At the American Petroleum Institute’s annual State of American Energy event, API President and CEO Mike Sommers framed the coming decade in blunt terms: energy demand is rising fast, and pretending otherwise is no longer a political luxury that the United States can afford.
Looking back nearly two decades, Sommers reminded the audience that in 2007 the U.S. produced just 5 million barrels of oil per day and relied heavily on imports, including from Venezuela. “Energy strength doesn’t happen by chance,” he said. “It is a choice.” That contrast, he argued, explains how the U.S. became the world’s leading oil and natural gas producer while Venezuela collapsed under what he described as “state-sponsored theft and corruption.”
Sommers referred to the next ten years as “the Demand Decade,” warning that “multiple forces are converging to drive up energy needs dramatically.” The question, he said, is not whether demand will materialize, but whether the U.S. energy system can deliver “with the speed, scale and reliability that this moment demands.”

The United States now produces more than 13 million barrels of oil per day and has become the world’s top LNG exporter. Over the past decade, the U.S. has shipped more than 8,000 LNG cargoes, contributing nearly half a trillion dollars to the economy and supporting 275,000 jobs. At the same time, Sommers noted, American producers have driven down emissions per barrel through efficiency and innovation, arguing that “no other country has matched America’s ability to produce more energy with fewer emissions.”
But production alone will not be enough.

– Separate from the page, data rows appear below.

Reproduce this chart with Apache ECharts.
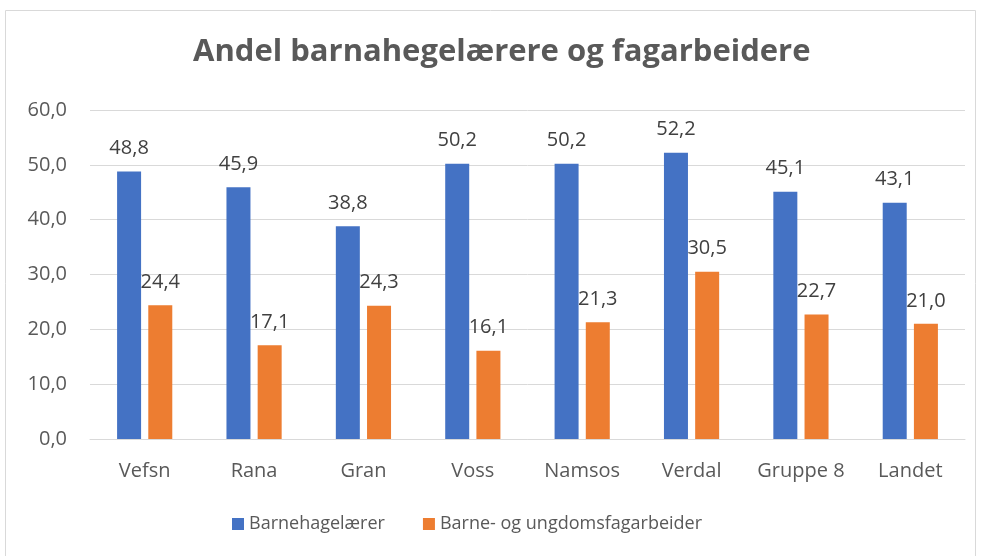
<!DOCTYPE html>
<html lang="no">
<head>
    <meta charset="UTF-8">
    <title>Andel barnahegelærere og fagarbeidere</title>
    <script src="https://cdn.jsdelivr.net/npm/echarts@6/dist/echarts.min.js"></script>
    <style>
        html, body { margin: 0; padding: 0; background: #fff; }
        #chart { width: 981px; height: 556px; }
    </style>
</head>
<body>
    <div id="chart"></div>
    <script>
        const categories = ["Vefsn", "Rana", "Gran", "Voss", "Namsos", "Verdal", "Gruppe 8", "Landet"]
        const barnehagelaerer = [48.8, 45.9, 38.8, 50.2, 50.2, 52.2, 45.1, 43.1]
        const fagarbeider = [24.4, 17.1, 24.3, 16.1, 21.3, 30.5, 22.7, 21.0]

        const fontFamily = "'Open Sans', 'Liberation Sans', sans-serif"
        const fmt = v => v.toFixed(1).replace(".", ",")

        const chart = echarts.init(document.getElementById("chart"))

        const labelStyle = {
            show: true,
            position: "top",
            distance: 13,
            color: "#404040",
            fontSize: 20,
            fontFamily,
            formatter: p => fmt(p.value)
        }

        chart.setOption({
            animation: false,
            graphic: [{
                type: "rect",
                shape: { x: 5.5, y: 10.5, width: 970, height: 560 },
                style: { fill: "none", stroke: "#d9d9d9", lineWidth: 1 }
            }],
            title: {
                text: "Andel barnahegelærere og fagarbeidere",
                left: 188,
                top: 32,
                textStyle: { color: "#595959", fontSize: 31, fontWeight: "bold", fontFamily }
            },
            legend: {
                bottom: 18,
                left: 227,
                itemWidth: 12,
                itemHeight: 12,
                itemGap: 38,
                icon: "rect",
                textStyle: { color: "#595959", fontSize: 18, fontFamily }
            },
            grid: { left: 90, right: 16, top: 110, bottom: 117 },
            xAxis: {
                type: "category",
                data: categories,
                axisTick: { show: false },
                axisLine: { lineStyle: { color: "#d9d9d9", width: 1 } },
                axisLabel: { color: "#595959", fontSize: 20, fontFamily, margin: 22, interval: 0 }
            },
            yAxis: {
                type: "value",
                min: 0,
                max: 60,
                interval: 10,
                axisLabel: { color: "#595959", fontSize: 20, fontFamily, margin: 23, formatter: v => fmt(v) },
                splitLine: { lineStyle: { color: "#d9d9d9", width: 1 } }
            },
            series: [
                {
                    name: "Barnehagelærer",
                    type: "bar",
                    data: barnehagelaerer,
                    barWidth: 24,
                    barGap: "30%",
                    itemStyle: { color: "#4472c4" },
                    label: labelStyle
                },
                {
                    name: "Barne- og ungdomsfagarbeider",
                    type: "bar",
                    data: fagarbeider,
                    barWidth: 24,
                    itemStyle: { color: "#ed7d31" },
                    label: labelStyle
                }
            ]
        })
    </script>
</body>
</html>
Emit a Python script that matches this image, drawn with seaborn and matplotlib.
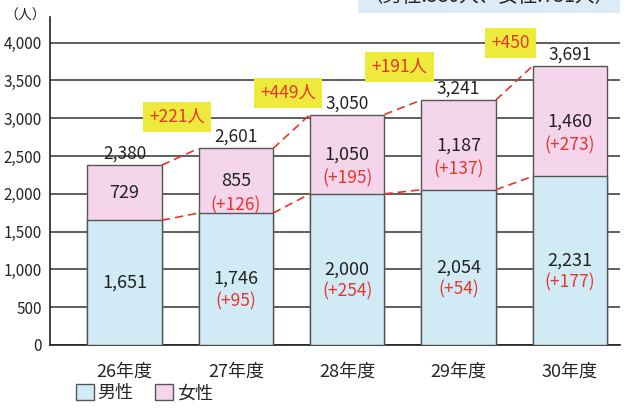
import matplotlib
matplotlib.use('Agg')
import matplotlib.pyplot as plt
import matplotlib.patches as mpatches
import seaborn as sns
import pandas as pd

# data
years = ['26年度', '27年度', '28年度', '29年度', '30年度']
male = [1651, 1746, 2000, 2054, 2231]
female = [729, 855, 1050, 1187, 1460]
totals = [2380, 2601, 3050, 3241, 3691]
male_diff = [None, 95, 254, 54, 177]
female_diff = [None, 126, 195, 137, 273]
total_diff = ['+221人', '+449人', '+191人', '+450']
total_diff_y = [3020, 3340, 3680, 4000]

MALE_C = '#d0eaf6'
FEMALE_C = '#f4d5eb'
RED = '#e8352a'
YELLOW = '#eeea3c'

sns.set_style('white')
plt.rcParams['font.family'] = ['Noto Sans CJK JP', 'DejaVu Sans']

df = pd.DataFrame({'year': years, 'male': male, 'total': totals})

fig = plt.figure(figsize=(6.27, 4.11), dpi=100)
ax = fig.add_axes([0.0797, 0.1606, 0.909, 0.798])

width = 0.67
sns.barplot(data=df, x='year', y='total', color=FEMALE_C, width=width,
            edgecolor='#555555', linewidth=1, saturation=1, ax=ax, zorder=3)
sns.barplot(data=df, x='year', y='male', color=MALE_C, width=width,
            edgecolor='#555555', linewidth=1, saturation=1, ax=ax, zorder=4)

ax.set_ylim(0, 4340)
ax.set_xlim(-0.67, 4.45)
ax.set_yticks(range(0, 4001, 500))
ax.set_yticklabels([f'{v:,}' for v in range(0, 4001, 500)], fontsize=11)
ax.yaxis.grid(True, color='#333333', linewidth=1.1, zorder=0)
ax.set_axisbelow(True)
ax.tick_params(axis='both', length=0, pad=6)
ax.tick_params(axis='x', labelsize=13, pad=13)
ax.set_xlabel('')
ax.set_ylabel('')
for s in ['top', 'right']:
    ax.spines[s].set_visible(False)
for s in ['left', 'bottom']:
    ax.spines[s].set_color('#222222')
    ax.spines[s].set_linewidth(1.2)

half = width / 2
for i in range(len(years)):
    ax.text(i, totals[i] + 150, f'{totals[i]:,}', ha='center', va='center',
            fontsize=12.5, color='#222222', zorder=6)
    fy = male[i] + female[i] / 2
    my = male[i] / 2
    if female_diff[i] is None:
        ax.text(i, fy, f'{female[i]:,}', ha='center', va='center', fontsize=13,
                color='#222222', zorder=6)
        ax.text(i, my, f'{male[i]:,}', ha='center', va='center', fontsize=13,
                color='#222222', zorder=6)
    else:
        ax.text(i, fy - 10, f'{female[i]:,}', ha='center', va='center',
                fontsize=13, color='#222222', zorder=6)
        ax.text(i, fy - 320, f'(+{female_diff[i]})', ha='center', va='center',
                fontsize=12.5, color=RED, zorder=6)
        ax.text(i, my, f'{male[i]:,}', ha='center', va='center',
                fontsize=13, color='#222222', zorder=6)
        ax.text(i, my - 290, f'(+{male_diff[i]})', ha='center', va='center',
                fontsize=12.5, color=RED, zorder=6)

# dashed connectors between bars
for i in range(len(years) - 1):
    ax.plot([i + half, i + 1 - half], [totals[i], totals[i + 1]],
            color=RED, lw=1.2, zorder=5, dashes=(5, 3))
    ax.plot([i + half, i + 1 - half], [male[i], male[i + 1]],
            color=RED, lw=1.2, zorder=5, dashes=(5, 3))
    ax.text(i + 0.47, total_diff_y[i], total_diff[i], ha='center', va='center',
            fontsize=12.5, color=RED, zorder=7,
            bbox=dict(boxstyle='square,pad=0.35', fc=YELLOW, ec='none'))

fig.text(0.04, 0.962, '（人）', ha='center', va='center', fontsize=10, color='#222222')

# note cut off at the top edge of the page
fig.text(0.78, 1.008, '（男性:580人、女性:731人）', ha='center', va='center',
         fontsize=14, color='#222222',
         bbox=dict(boxstyle='square,pad=0.3', fc='#dcebf8', ec='none'))

handles = [mpatches.Patch(facecolor=MALE_C, edgecolor='#555555', label='男性'),
           mpatches.Patch(facecolor=FEMALE_C, edgecolor='#555555', label='女性')]
fig.legend(handles=handles, loc='lower left', bbox_to_anchor=(0.095, -0.018), ncol=2,
           frameon=False, fontsize=13, handlelength=1.0, handleheight=1.0,
           handletextpad=0.2, columnspacing=1.2)

fig.savefig('out.png', dpi=100)
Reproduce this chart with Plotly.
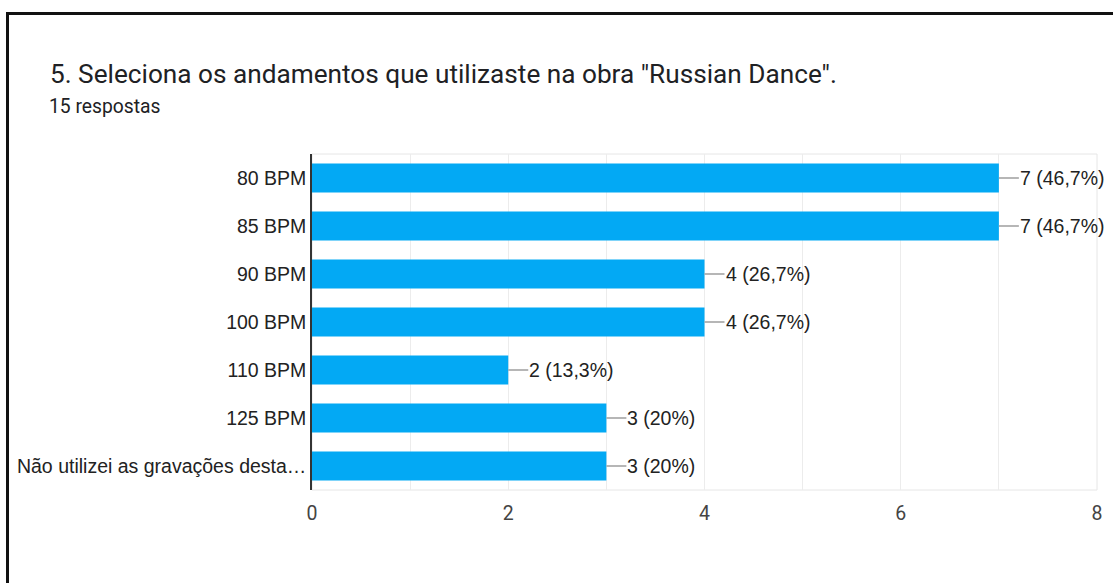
import plotly.graph_objects as go

categories = ["80 BPM", "85 BPM", "90 BPM", "100 BPM", "110 BPM", "125 BPM",
              "Não utilizei as gravações desta…"]
counts = [7, 7, 4, 4, 2, 3, 3]
value_labels = ["7 (46,7%)", "7 (46,7%)", "4 (26,7%)", "4 (26,7%)",
                "2 (13,3%)", "3 (20%)", "3 (20%)"]
x_ticks = [0, 2, 4, 6, 8]

title_text = '5. Seleciona os andamentos que utilizaste na obra "Russian Dance".'
subtitle_text = "15 respostas"

W, H = 1113, 583
ML, MR, MT, MB = 312, 16, 154, 93
PW, PH = W - ML - MR, H - MT - MB

def px_x(p):
    return (p - ML) / PW

def px_y(p):
    return (H - MB - p) / PH

fig = go.Figure()
fig.add_trace(go.Bar(
    x=counts, y=categories, orientation="h",
    marker=dict(color="#03A9F4", line=dict(width=0)),
    hoverinfo="skip",
))

annotations = []
for c, v, lab in zip(categories, counts, value_labels):
    annotations.append(dict(
        x=v, y=c, xref="x", yref="y", text=lab, showarrow=True,
        arrowhead=0, arrowwidth=1.3, arrowcolor="#9e9e9e",
        ax=20, ay=0, xanchor="left", yanchor="middle", standoff=0,
        borderpad=0,
        font=dict(family="Liberation Sans, Arial, sans-serif", size=19.5, color="#222222"),
    ))

annotations.append(dict(
    x=px_x(48), y=px_y(74), xref="paper", yref="paper", text=title_text,
    showarrow=False, xanchor="left", yanchor="middle",
    font=dict(family="Roboto, sans-serif", size=26.2, color="#202124"),
))
annotations.append(dict(
    x=px_x(47), y=px_y(106), xref="paper", yref="paper", text=subtitle_text,
    showarrow=False, xanchor="left", yanchor="middle",
    font=dict(family="Roboto, sans-serif", size=19.3, color="#202124"),
))

shapes = [
    # plot area light border
    dict(type="rect", xref="paper", yref="paper", x0=0, x1=1, y0=0, y1=1,
         line=dict(color="#e6e6e6", width=1), layer="below"),
    # outer black frame (left and top)
    dict(type="line", xref="paper", yref="paper",
         x0=px_x(7.5), x1=px_x(7.5), y0=px_y(600), y1=px_y(12),
         line=dict(color="#111111", width=3)),
    dict(type="line", xref="paper", yref="paper",
         x0=px_x(6), x1=px_x(1130), y0=px_y(13.5), y1=px_y(13.5),
         line=dict(color="#111111", width=3)),
]

fig.update_layout(
    width=W, height=H,
    margin=dict(l=ML, r=MR, t=MT, b=MB),
    paper_bgcolor="white", plot_bgcolor="white",
    showlegend=False, bargap=0.4,
    annotations=annotations, shapes=shapes,
    xaxis=dict(
        range=[0, 8], tickvals=x_ticks, showgrid=True, gridcolor="#ececec",
        gridwidth=1, zeroline=False, showline=False, ticks="",
        ticklabelstandoff=9,
        minor=dict(dtick=1, showgrid=True, gridcolor="#ececec", gridwidth=1),
        tickfont=dict(family="Roboto, sans-serif", size=19.5, color="#444444"),
        fixedrange=True,
    ),
    yaxis=dict(
        autorange="reversed", showgrid=False, zeroline=False,
        showline=True, linecolor="#333333", linewidth=1.5, ticks="",
        ticklabelstandoff=0,
        tickfont=dict(family="Liberation Sans, Arial, sans-serif", size=19.5, color="#222222"),
        fixedrange=True,
    ),
)

fig.write_html(
    "out.html",
    config={"displayModeBar": False},
    post_script="document.body.style.margin='0';document.body.style.overflow='hidden';",
)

Infrastructure, Sommers said, is “the hinge point of the Demand Decade.” He pointed to the Mountain Valley Pipeline as a cautionary tale, saying it “took longer to permit and build than the entire Apollo space program,” adding that “a system that requires an act of Congress to build a pipeline is a system that’s broken.”
Sommers said voters are rejecting scarcity politics. “We’re done with that,” he said. “The mainstream has moved decisively toward abundance, affordability, and growth.” The choice, he concluded, is clear: “We choose energy success, not surrender.”